Monday 9 September 2019

Jennifer Firestone : part five

Why is poetry important? 

I find this question, or versions of it interesting (e.g. “Can Poetry Matter”). Americans definitely circle back and around this idea and worry that poetry is perhaps not important. It seems partially to do with the fact that poetry is not linked to capital or is in a very tenuous way, and so can poetry have value if it doesn’t have “value.” Poetry has personally resuscitated me, led me to interesting, supportive communities, and taught me how to mediate and actively explore my curiosities and concerns. I don’t take its role lightly. As a professor of poetry for over two decades I see its transformative properties leaving tracks all over my students.

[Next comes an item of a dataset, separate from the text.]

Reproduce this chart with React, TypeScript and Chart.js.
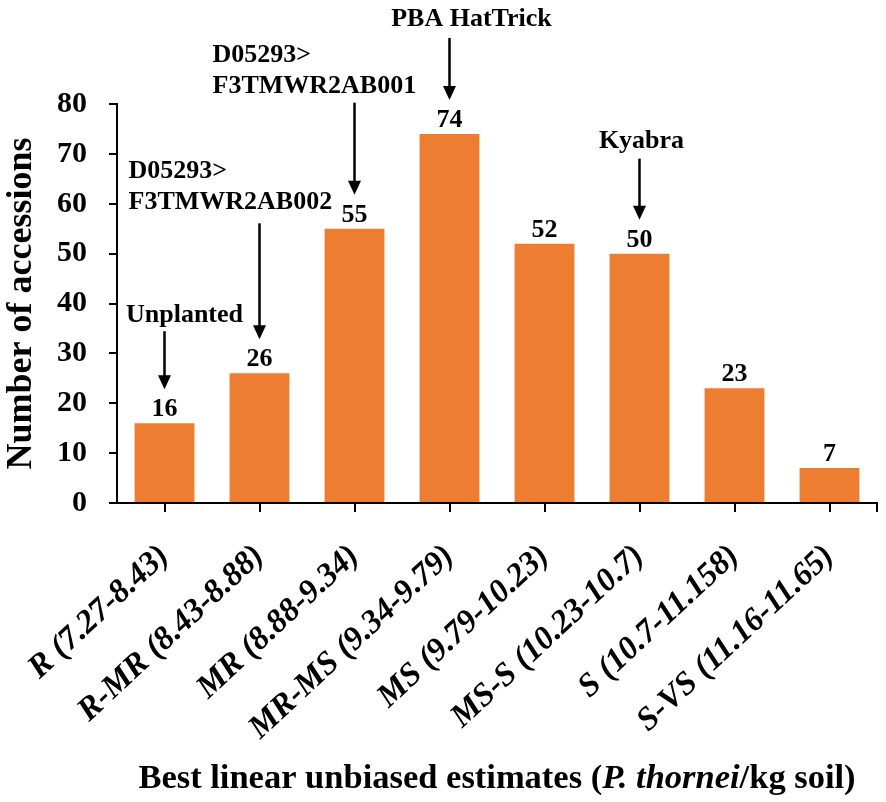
import { useEffect, useRef } from "react";
import { Chart, registerables } from "chart.js";

Chart.register(...registerables);

// ---- data ----
const categories = [
  "R (7.27-8.43)",
  "R-MR (8.43-8.88)",
  "MR (8.88-9.34)",
  "MR-MS (9.34-9.79)",
  "MS (9.79-10.23)",
  "MS-S (10.23-10.7)",
  "S (10.7-11.158)",
  "S-VS (11.16-11.65)",
];
const accessions = [16, 26, 55, 74, 52, 50, 23, 7];
const yTickValues = [0, 10, 20, 30, 40, 50, 60, 70, 80];
const annotationTargets = [0, 1, 2, 3, 5];
const annotationTexts = [
  ["Unplanted"],
  ["D05293>", "F3TMWR2AB002"],
  ["D05293>", "F3TMWR2AB001"],
  ["PBA HatTrick"],
  ["Kyabra"],
];
const xTitleRuns = [
  { text: "Best linear unbiased estimates (", italic: false },
  { text: "P. thornei", italic: true },
  { text: "/kg soil)", italic: false },
];
const yTitle = "Number of accessions";

// ---- styles / layout (not data) ----
const FONT = "'Liberation Serif', 'Times New Roman', serif";
const BAR_COLOR = "#ED7D31";
const annotationLayout = [
  { dx: 20, align: "center", len: 58, gap: 9 },
  { dx: -131, align: "left", len: 116, gap: 14 },
  { dx: -142, align: "left", len: 92, gap: 10 },
  { dx: 22, align: "center", len: 62, gap: 12 },
  { dx: 2, align: "center", len: 61, gap: 11 },
];

const valueLabelPlugin = {
  id: "valueLabels",
  afterDatasetsDraw(chart: any) {
    const ctx = chart.ctx;
    const meta = chart.getDatasetMeta(0);
    ctx.save();
    ctx.fillStyle = "#000";
    ctx.font = `bold 26px ${FONT}`;
    ctx.textAlign = "center";
    ctx.textBaseline = "alphabetic";
    meta.data.forEach((bar: any, i: number) => {
      ctx.fillText(String(accessions[i]), bar.x, bar.y - 7);
    });
    ctx.restore();
  },
};

const arrowPlugin = {
  id: "arrows",
  afterDatasetsDraw(chart: any) {
    const ctx = chart.ctx;
    const xs = chart.scales.x;
    const ys = chart.scales.y;
    ctx.save();
    ctx.strokeStyle = "#000";
    ctx.fillStyle = "#000";
    ctx.lineWidth = 2.5;
    ctx.font = `bold 26px ${FONT}`;
    ctx.textBaseline = "alphabetic";
    annotationTargets.forEach((idx, k) => {
      const lay = annotationLayout[k];
      const x = xs.getPixelForValue(idx);
      const top = ys.getPixelForValue(accessions[idx]);
      const tip = top - 34;
      const start = tip - lay.len;
      const headH = 14;
      const headW = 6.5;
      ctx.beginPath();
      ctx.moveTo(x, start);
      ctx.lineTo(x, tip - headH + 2);
      ctx.stroke();
      ctx.beginPath();
      ctx.moveTo(x, tip);
      ctx.lineTo(x - headW, tip - headH);
      ctx.lineTo(x + headW, tip - headH);
      ctx.closePath();
      ctx.fill();
      const lines = annotationTexts[k];
      ctx.textAlign = lay.align as CanvasTextAlign;
      lines.forEach((line, j) => {
        const baseline = start - lay.gap - (lines.length - 1 - j) * 31;
        ctx.fillText(line, x + lay.dx, baseline);
      });
    });
    // end tick of the x axis
    const area = chart.chartArea;
    ctx.lineWidth = 2;
    ctx.beginPath();
    ctx.moveTo(area.right, area.bottom);
    ctx.lineTo(area.right, area.bottom + 9);
    ctx.stroke();
    ctx.restore();
  },
};

const xTitlePlugin = {
  id: "xTitle",
  afterDraw(chart: any) {
    const ctx = chart.ctx;
    const area = chart.chartArea;
    ctx.save();
    ctx.fillStyle = "#000";
    ctx.textBaseline = "alphabetic";
    ctx.textAlign = "left";
    const fontFor = (it: boolean) => `${it ? "italic " : ""}bold 34.5px ${FONT}`;
    let total = 0;
    xTitleRuns.forEach((r) => {
      ctx.font = fontFor(r.italic);
      total += ctx.measureText(r.text).width;
    });
    let x = (area.left + area.right) / 2 - total / 2;
    const y = 788;
    xTitleRuns.forEach((r) => {
      ctx.font = fontFor(r.italic);
      ctx.fillText(r.text, x, y);
      x += ctx.measureText(r.text).width;
    });
    ctx.restore();
  },
};

export default function App() {
  const ref = useRef<HTMLCanvasElement>(null);
  useEffect(() => {
    if (!ref.current) return;
    const chart = new Chart(ref.current, {
      type: "bar",
      data: {
        labels: categories,
        datasets: [
          {
            data: accessions,
            backgroundColor: BAR_COLOR,
            borderWidth: 0,
            barPercentage: 0.63,
            categoryPercentage: 1,
          },
        ],
      },
      options: {
        animation: false,
        responsive: true,
        maintainAspectRatio: false,
        layout: { padding: { top: 104, right: 9, left: 0, bottom: 0 } },
        plugins: {
          legend: { display: false },
          tooltip: { enabled: false },
        },
        scales: {
          x: {
            grid: {
              offset: false,
              drawOnChartArea: false,
              drawTicks: true,
              tickLength: 9,
              color: "#000",
              lineWidth: 2,
            },
            border: { display: true, color: "#000", width: 2 },
            ticks: {
              autoSkip: false,
              minRotation: 43,
              maxRotation: 43,
              padding: 25,
              color: "#000",
              font: { family: FONT, size: 33, weight: "bold", style: "italic" },
            },
            afterFit(scale: any) {
              scale.height = 299;
            },
          },
          y: {
            min: 0,
            max: 80,
            afterBuildTicks(scale: any) {
              scale.ticks = yTickValues.map((v) => ({ value: v }));
            },
            grid: {
              drawOnChartArea: false,
              drawTicks: true,
              tickLength: 8,
              color: "#000",
              lineWidth: 2,
            },
            border: { display: true, color: "#000", width: 2 },
            ticks: {
              padding: 22,
              color: "#000",
              font: { family: FONT, size: 30, weight: "bold" },
            },
            title: {
              display: true,
              text: yTitle,
              color: "#000",
              padding: 0,
              font: { family: FONT, size: 36, weight: "bold" },
            },
            afterFit(scale: any) {
              scale.width = 117;
            },
          },
        },
      },
      plugins: [valueLabelPlugin, arrowPlugin, xTitlePlugin],
    });
    return () => chart.destroy();
  }, []);
  return (
    <div style={{ position: "absolute", left: 0, top: 0, width: 886, height: 802, background: "#fff" }}>
      <canvas ref={ref} />
    </div>
  );
}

Whether it’s by examining the tightly balanced syntactical units of a Gwendolyn Brooks poems, her documentary eye archiving the working class neighborhoods of Chicago, or Theresa Hak Kyung Cha’s look at migration, selfhood and speech in her hybrid and fused chorus of voices in Dictée, these poets grapple with language to express and archive important lived experiences and to question the world. I have seen students, many marginalized ones in particular, step into areas that felt inarticulable and taboo. It’s a wonder.

Poetry is one of the oldest art forms, what we turn to when we grieve, when we protest, and when we celebrate. Poetry in its boundlessness straddles various animal/alien worlds that only it can do.